Pointure N°36 est en kiosques et sur tablettes
Ce sera donc finalement un bon millésime. Ce n’était pas gagné d’avance. Le repli sur les fondamentaux dicté par la conjoncture a amené les marques à plus de réserve dans la conception de leurs nouveaux modèles, et dissuadé certaines audaces.
Résultat des courses : une saison qui fait la part belle aux classiques revisités. Au bout du compte, qui s’en plaindra ? A la notable exception des créations les plus improbables et spectaculaires, jamais peut-être on n’avait eu l’occasion d’observer – d’admirer, dans certains cas – autant d’expressions de la belle chaussure traditionnelle, des plus académiques aux plus délurées, ces dernières présentant par rapport à celles des années précédentes la particularité de rester portables – ici aussi à quelques notables exceptions près…

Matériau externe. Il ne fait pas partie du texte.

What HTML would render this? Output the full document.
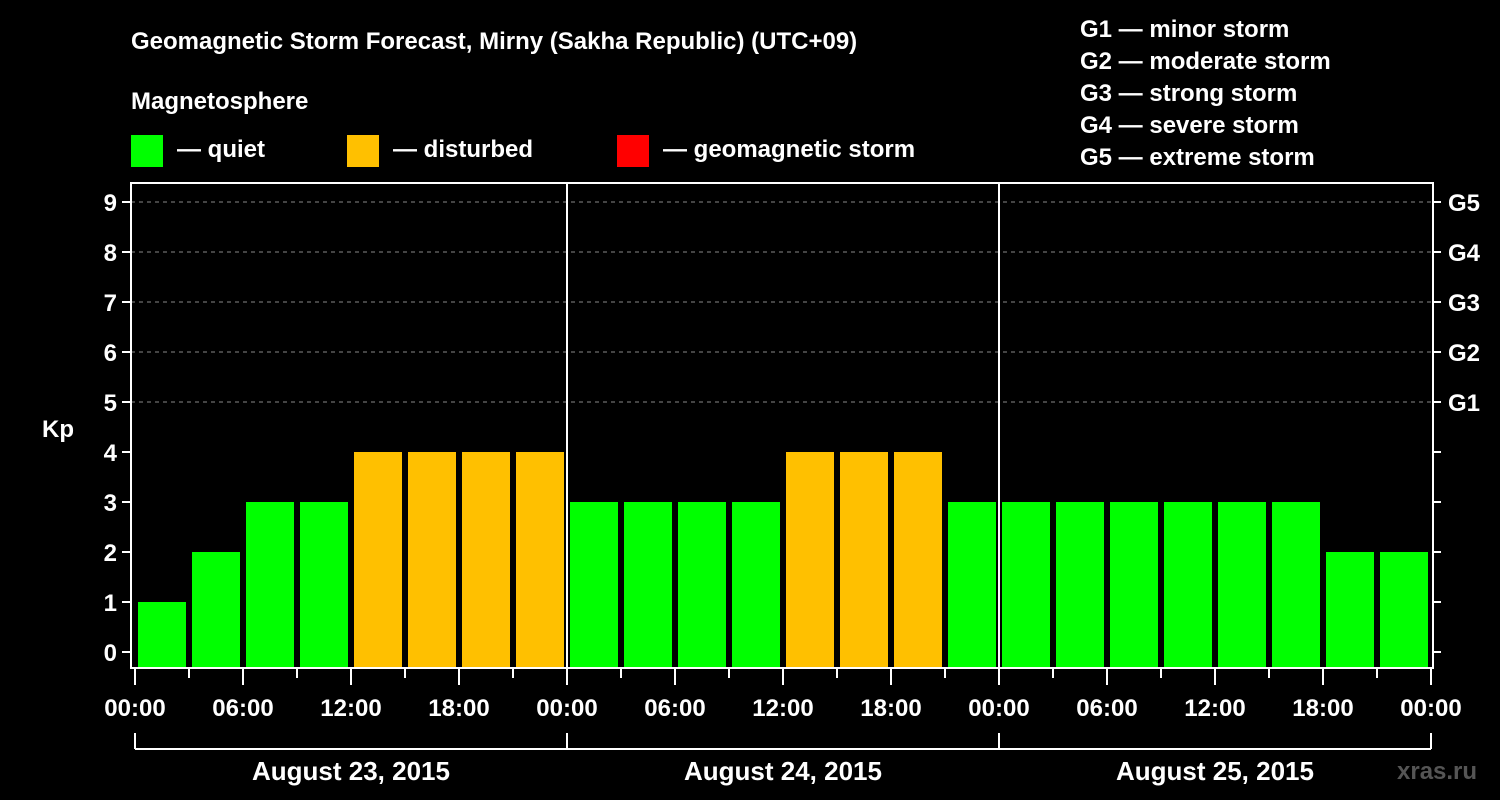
<!DOCTYPE html>
<html><head><meta charset="utf-8"><style>
body{margin:0;background:#000;}
svg{display:block;font-family:"Liberation Sans",Arial,sans-serif;font-weight:bold;}
</style></head><body>
<svg id="c" width="1500" height="800" viewBox="0 0 1500 800">
<rect width="1500" height="800" fill="#000"/>
<text x="131" y="49" fill="#fff" font-size="24">Geomagnetic Storm Forecast, Mirny (Sakha Republic) (UTC+09)</text>
<text x="131" y="109" fill="#fff" font-size="24">Magnetosphere</text>
<g><rect x="131" y="135" width="32" height="32" fill="#00ff00"/><text x="177" y="157" fill="#fff" font-size="24">— quiet</text></g>
<g><rect x="347" y="135" width="32" height="32" fill="#ffc000"/><text x="393" y="157" fill="#fff" font-size="24">— disturbed</text></g>
<g><rect x="617" y="135" width="32" height="32" fill="#ff0000"/><text x="663" y="157" fill="#fff" font-size="24">— geomagnetic storm</text></g>
<g fill="#fff" font-size="24">
<text x="1080" y="37">G1 — minor storm</text><text x="1080" y="69">G2 — moderate storm</text><text x="1080" y="101">G3 — strong storm</text><text x="1080" y="133">G4 — severe storm</text><text x="1080" y="165">G5 — extreme storm</text></g>
<text x="42" y="437" fill="#fff" font-size="24">Kp</text>
<text x="1397" y="779" fill="#555" font-size="24">xras.ru</text>
<g id="plot"></g>
</svg>
<script>
const kpValues=[1,2,3,3,4,4,4,4,3,3,3,3,4,4,4,3,3,3,3,3,3,3,2,2];
const yTicks=[0,1,2,3,4,5,6,7,8,9];
const gLabels=["G1","G2","G3","G4","G5"];
const timeLabels=["00:00","06:00","12:00","18:00"];
const dayLabels=["August 23, 2015","August 24, 2015","August 25, 2015"];
const NS="http://www.w3.org/2000/svg";
const g=document.getElementById('plot');
const X0=135,HPX=18,Y0=652,KPX=50,L=131,R=1433,T=183,B=668;
const xs=h=>X0+h*HPX, ys=k=>Y0-k*KPX;
function mk(t,a,p){const e=document.createElementNS(NS,t);for(const k in a)e.setAttribute(k,a[k]);(p||g).appendChild(e);return e;}
function color(v){return v>=5?"#ff0000":v>=4?"#ffc000":"#00ff00";}
yTicks.forEach(k=>{
 if(k>=5){const l=mk('line',{x1:L,x2:R,y1:ys(k),y2:ys(k),stroke:'#888','stroke-dasharray':'4,4','stroke-width':1});
 
 }
 mk('line',{x1:L-9,x2:L,y1:ys(k),y2:ys(k),stroke:'#fff','stroke-width':2});
 mk('line',{x1:R,x2:R+8,y1:ys(k),y2:ys(k),stroke:'#fff','stroke-width':2});
 const t=mk('text',{x:L-14,y:ys(k)+9,fill:'#fff','font-size':24,'text-anchor':'end'});t.textContent=k;
 
 
});
gLabels.forEach((s,i)=>{const t=mk('text',{x:1448,y:ys(5+i)+9,fill:'#fff','font-size':24});t.textContent=s;
 
 });
kpValues.forEach((v,i)=>{
 const r=mk('rect',{x:xs(i*3)+3,width:48,y:ys(v),height:B-ys(v),fill:color(v)});
 
 
});
mk('rect',{x:L,y:T,width:R-L,height:B-T,fill:'none',stroke:'#fff','stroke-width':2});
for(let d=1;d<dayLabels.length;d++)mk('line',{x1:xs(d*24),x2:xs(d*24),y1:T,y2:B,stroke:'#fff','stroke-width':2});
for(let h=0;h<=72;h+=3){const long=h%6===0;mk('line',{x1:xs(h),x2:xs(h),y1:B,y2:long?685:678,stroke:'#fff','stroke-width':2});
 if(long){const t=mk('text',{x:xs(h),y:716,fill:'#fff','font-size':24,'text-anchor':'middle'});t.textContent=timeLabels[(h/6)%4];
 
 }}
mk('line',{x1:xs(0),x2:xs(72),y1:749,y2:749,stroke:'#fff','stroke-width':2});
dayLabels.forEach((s,d)=>{
 mk('line',{x1:xs(d*24),x2:xs(d*24),y1:733,y2:749,stroke:'#fff','stroke-width':2});
 const t=mk('text',{x:xs(d*24+12),y:780,fill:'#fff','font-size':26,'text-anchor':'middle'});t.textContent=s;
 
 
});
mk('line',{x1:xs(72),x2:xs(72),y1:733,y2:749,stroke:'#fff','stroke-width':2});
</script>
</body></html>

Au milieu de cette pléthore de nouveautés, certains remarqueront la nette progression du Blake, qui a gagné ses lettres de noblesse jusque dans le très haut de gamme. Cette éternelle question du montage… L’aristocratique Goodyear faisant face aux attaques sournoises d’un Blake roturier. Un peu tard d’époque.
Car même les puristes doivent admettre qu’un Goodyear bien fait ne présente aujourd’hui plus de réel intérêt par rapport à un Blake de qualité. Il faut en effet savoir que, à de rares exceptions près ici encore, un Goodyear n’est plus fait aujourd’hui comme hier. Il n’est pas plus solide et ne dure pas plus longtemps qu’un Blake, et ce dernier se ressemelle désormais très bien s’il est bien fait.
Autrefois toutes les chaussures étaient montées en Goodyear. Elles sont aujourd’hui une minorité, et les fabricants savent faire des Blake qui ont exactement l’aspect d’un Good’, avec l’avantage de la souplesse et du confort.
D’aucuns objecteront la noblesse de la fabrication Goodyear. Ce fut vrai. Mais ce n’est plus toujours le cas, loin s’en faut ! Où est la noblesse dans un mur de gravure en toile collée ? Ce qui était noble, c’était de prendre une première de belle qualité, suffisamment épaisse pour pouvoir gravurer le mur afin de pouvoir ensuite y coudre la trépointe. Où est la noblesse aujourd’hui lorsqu’une machine colle un ruban de mur en toile sur la première ? Qui de nos jours pratique encore le mur rapporté ? Les bottiers, quelques maisons de prestige sur certains modèles, et une poignée de petits ateliers italiens, qui n’ont pas intérêt à investir dans des machines coûteuses et préfèrent continuer à effectuer tout le travail à la main. Cela force à relativiser.
Par ailleurs certains modèles seront toujours plus propices que d’autres au montage Goodyear, et ce dernier conserve ses qualités et ses avantages. Ses inconditionnels aussi.
C’est une fidélité respectable.
Mais au milieu de cette version bottière de la querelle des anciens et des modernes, nous avons à Pointure l’obligation de distinguer l’intérêt historique de la réalité technique, et de vous permettre d’affiner vos opinions en toute connaissance de cause. Voilà qui est fait.